Is there a reason the article you linked to uses “medium” instead of “median”? I’ve never seen that replacement be a valid one before. Is the author using medium as a synonym for mean, or is it just poor transcription?
10 years ago
I have no clue. It can’t be any simple form of bad transcription, because the definition of the poverty threshold wasn’t in the speech: official version readily available
10 years ago
Fraction of median is not a good measurement for poverty either. One are poor if one cannot afford all the necessities of life, not if one has a set fraction of any income measurement.
10 years ago
Ops, I mean “Fraction of median income” and “One is poor”.
10 years ago
It’s a fairly standard measure of poverty related to inequality, and it’s the one Cunliffe was using. Whether it’s the ideal one is not at issue here.
There’s a good discussion at Wikipedia of the pros and cons of various ways of measuring poverty. It’s worth noting that Adam Smith pointed out the significance of relative poverty — it isn’t just a left-wing idea.
10 years ago
Thomas, I am glad to see your balanced and sensible comment here. In election years, I am always alarmed at the way statistics are used like a hammer to beat on the anvil of the nation’s heart. Often the statistics end up being the discussion point, and not the scenario from which they are drawn.

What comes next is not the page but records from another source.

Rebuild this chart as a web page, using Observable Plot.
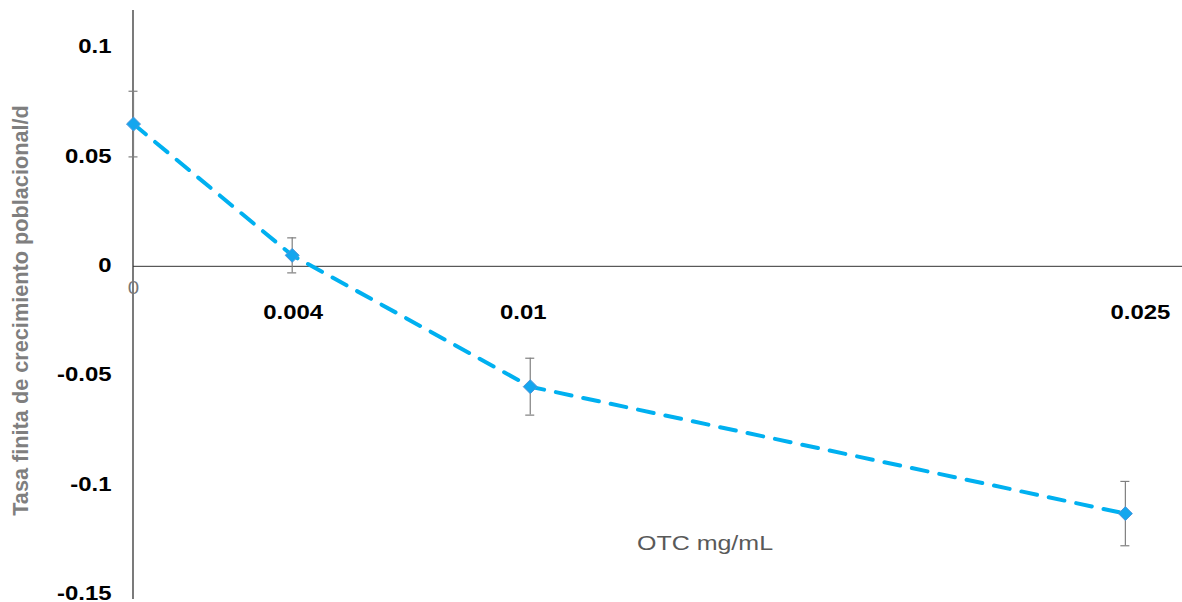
<!DOCTYPE html>
<html>
<head>
<meta charset="utf-8">
<script src="https://cdn.jsdelivr.net/npm/d3@7"></script>
<script src="https://cdn.jsdelivr.net/npm/@observablehq/plot@0.6"></script>
<style>
  html, body { margin: 0; padding: 0; background: #fff; }
  #chart svg { display: block; }
</style>
</head>
<body>
<div id="chart"></div>
<script>
// Data
const concentrations = [0, 0.004, 0.01, 0.025];
const xTickLabels = ["0", "0.004", "0.01", "0.025"];
const growthRate = [0.065, 0.005, -0.055, -0.113];
const errorHalf = [0.015, 0.008, 0.013, 0.0147];
const yTicks = [0.1, 0.05, 0, -0.05, -0.1, -0.15];
const yTickLabels = ["0.1", "0.05", "0", "-0.05", "-0.1", "-0.15"];
const yTitle = "Tasa finita de crecimiento poblacional/d";
const xTitle = "OTC mg/mL";

const points = concentrations.map((c, i) => ({
  x: c, y: growthRate[i], lo: growthRate[i] - errorHalf[i], hi: growthRate[i] + errorHalf[i]
}));
const yTickData = yTicks.map((v, i) => ({v, label: yTickLabels[i]}));
const xTickData = concentrations.map((v, i) => ({v, label: xTickLabels[i]}));
const xTickBold = xTickData.filter(d => d.v !== 0);
const xTickZero = xTickData.filter(d => d.v === 0);

const font = "'Liberation Sans', Arial, sans-serif";
// small horizontal nudges of the x tick labels, as placed in the reference
const labelNudge = {"0.004": 1, "0.01": -7, "0.025": 15};

const chart = Plot.plot({
  width: 1182,
  height: 602,
  marginLeft: 133,
  marginRight: 0,
  marginTop: 10,
  marginBottom: 4,
  style: {fontFamily: font, background: "#fff", overflow: "visible"},
  x: {domain: [0, 0.02644], axis: null},
  y: {domain: [-0.1518, 0.1169], axis: null},
  marks: [
    // y axis line
    Plot.frame({anchor: "left", stroke: "#222", strokeWidth: 1.2, dx: -0.5}),
    // zero line
    Plot.ruleY([0], {stroke: "#333", strokeWidth: 1}),
    // y tick labels
    Plot.text(yTickData, {
      frameAnchor: "left", y: "v", text: "label", textAnchor: "end", dx: -22, dy: -1,
      fontSize: 21, fontWeight: "bold", fill: "#000"
    }),
    // x tick labels
    ...xTickBold.map(d => Plot.text([d], {
      x: "v", y: () => 0, text: "label", dy: 46, dx: labelNudge[d.label] || 0, fontSize: 21, fontWeight: "bold",
      fill: "#000"
    })),
    Plot.text(xTickZero, {
      x: "v", y: () => 0, text: "label", dy: 22, fontSize: 18, fill: "#777"
    }),
    // error bars
    Plot.ruleX(points, {x: "x", y1: "lo", y2: "hi", stroke: "#7f7f7f", strokeWidth: 1.2}),
    Plot.ruleY(points, {y: "hi", x1: "x", x2: "x", insetLeft: -4.5, insetRight: -4.5, stroke: "#7f7f7f", strokeWidth: 1.2}),
    Plot.ruleY(points, {y: "lo", x1: "x", x2: "x", insetLeft: -4.5, insetRight: -4.5, stroke: "#7f7f7f", strokeWidth: 1.2}),
    // dashed line
    Plot.line(points, {x: "x", y: "y", stroke: "#00b0f0", strokeWidth: 4, strokeDasharray: "16,12"}),
    // markers
    Plot.dot(points, {x: "x", y: "y", symbol: "diamond2", r: 6.3, fill: "#14a6ee", stroke: "#4f95d8", strokeWidth: 1}),
    // titles
    Plot.text([yTitle], {
      frameAnchor: "left", textAnchor: "middle", rotate: -90, dx: -112, dy: 6, fontSize: 21.7, fontWeight: "bold",
      fill: "#7f7f7f", text: d => d
    }),
    Plot.text([xTitle], {
      frameAnchor: "bottom", dx: 47, dy: -49, fontSize: 20, fill: "#595959",
      text: d => d
    })
  ]
});
// horizontal stretch of the labels, as in the reference
const boldLabels = new Set([...yTickLabels, ...xTickLabels.slice(1)]);
d3.select(chart).selectAll("text").each(function() {
  const t = this.textContent;
  let s = 1;
  if (boldLabels.has(t)) s = 1.14;
  else if (t === xTitle) s = 1.25;
  if (s === 1) return;
  const x = +(this.getAttribute("x") || 0);
  const existing = this.getAttribute("transform") || "";
  this.setAttribute("transform", `${existing} translate(${x},0) scale(${s},1) translate(${-x},0)`);
});
document.getElementById("chart").appendChild(chart);
</script>
</body>
</html>
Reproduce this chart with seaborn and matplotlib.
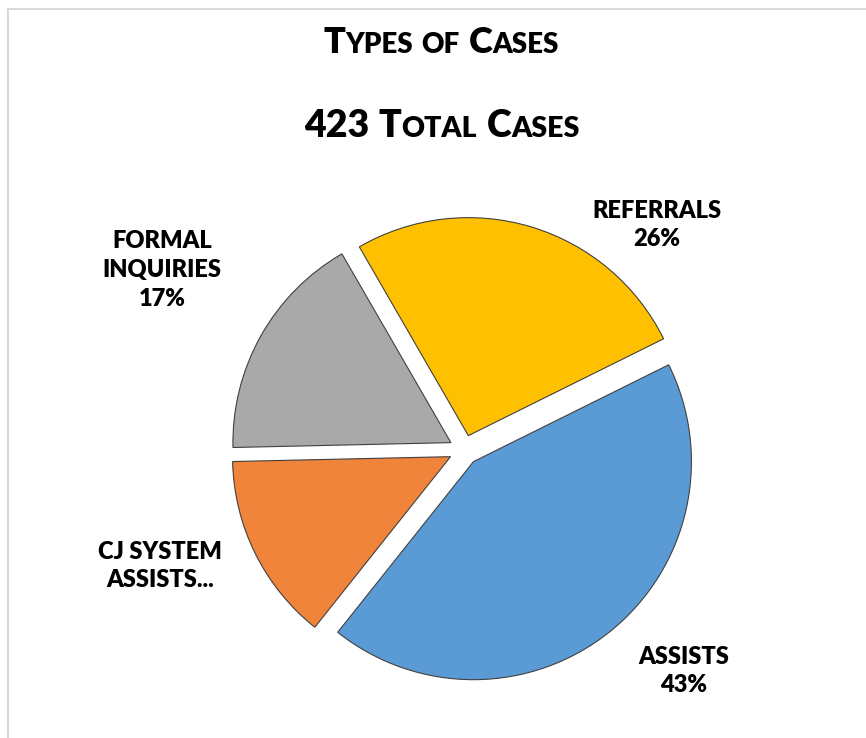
import matplotlib
matplotlib.use("Agg")
import matplotlib.pyplot as plt
import seaborn as sns
from matplotlib.patches import Rectangle

# ---------------- data ----------------
categories = ["REFERRALS", "ASSISTS", "CJ SYSTEM ASSISTS", "FORMAL INQUIRIES"]
counts = [110, 182, 59, 72]
label_texts = ["REFERRALS\n26%", "ASSISTS\n43%", "CJ SYSTEM\nASSISTS...", "FORMAL\nINQUIRIES\n17%"]
colors = ["#FFC000", "#5B9BD5", "#F0843A", "#A9A9A9"]
title_line1 = "Types of Cases"
title_line2 = "423 Total Cases"

sns.set_theme(style="white")
plt.rcParams["font.family"] = ["Lato", "DejaVu Sans"]

W, H = 866, 738
fig = plt.figure(figsize=(W / 100, H / 100), dpi=100)
fig.patch.set_facecolor("white")
ax = fig.add_axes([0, 0, 1, 1])

cx, cy = 464, H - 450
ax.pie(counts, colors=colors, startangle=120, counterclock=False,
       explode=[15] * len(counts), radius=218, center=(cx, cy),
       wedgeprops=dict(edgecolor="#404040", linewidth=0.8))
ax.set_xlim(0, W)
ax.set_ylim(0, H)
ax.set_aspect("equal")
ax.axis("off")

# chart border
ax.add_patch(Rectangle((8, -20), W + 20, H - 9 + 20, fill=False,
                       edgecolor="#D9D9D9", linewidth=1.5, clip_on=False))

# data labels
label_pos = [(657, 225), (684, 671), (160, 566), (162, 270)]
for txt, (x, y) in zip(label_texts, label_pos):
    ax.text(x, H - y, txt, ha="center", va="center", multialignment="center",
            fontsize=17, fontweight="heavy", color="#000000", linespacing=1.38)

# small-caps title
renderer = fig.canvas.get_renderer()


def smallcaps(xc, y_base, text, big, small):
    runs = []
    for ch in text:
        if ch == " ":
            runs.append((" ", big))
            continue
        size = big if (ch.isupper() or ch.isdigit()) else small
        if runs and runs[-1][1] == size and runs[-1][0] != " ":
            runs[-1] = (runs[-1][0] + ch.upper(), size)
        else:
            runs.append((ch.upper(), size))
    items = []
    total = 0
    for s, size in runs:
        if s == " ":
            w = 0.25 * size * 100 / 72
            items.append((None, w))
        else:
            t = ax.text(0, H - y_base, s, fontsize=size, fontweight="heavy",
                        ha="left", va="baseline", color="#000000")
            w = t.get_window_extent(renderer).width
            items.append((t, w))
        total += w
    x = xc - total / 2
    for t, w in items:
        if t is not None:
            t.set_x(x)
        x += w


smallcaps(441, 53, title_line1, 26, 20)
smallcaps(442, 137, title_line2, 27, 20.5)

fig.savefig("out.png", dpi=100, facecolor="white")
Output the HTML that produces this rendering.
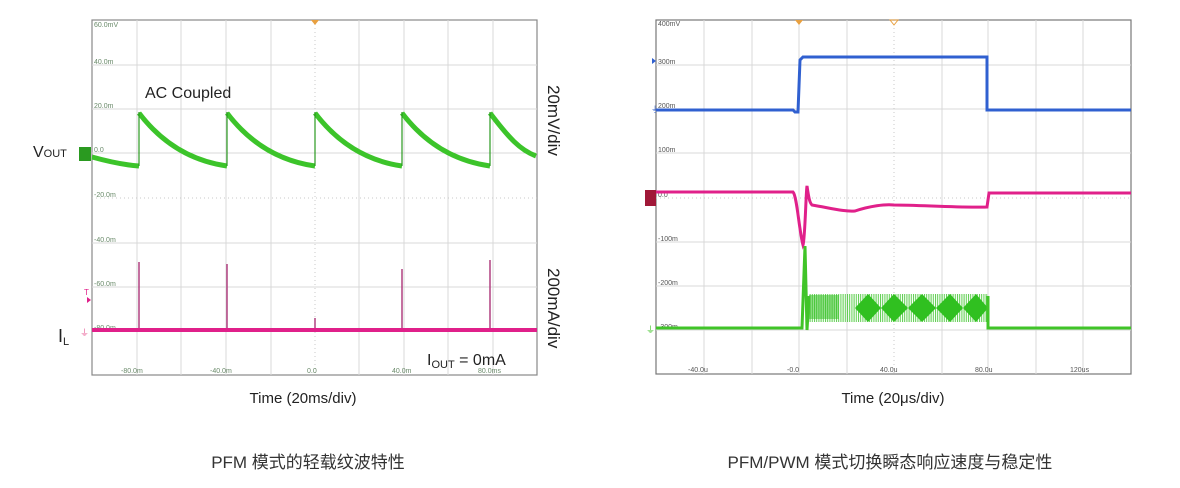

The real discussion point here is the perceived level of poverty in New Zealand’s youth. Statistics can colour this anyway we choose, but this is a debate as to whether poverty is a real social problem and whether the nation is prepared to address it.
And while this is an outstanding blog for statisticians (and would-be statisticians like myself), do we sometimes forget that the primary role of statistics is to help us convey a story?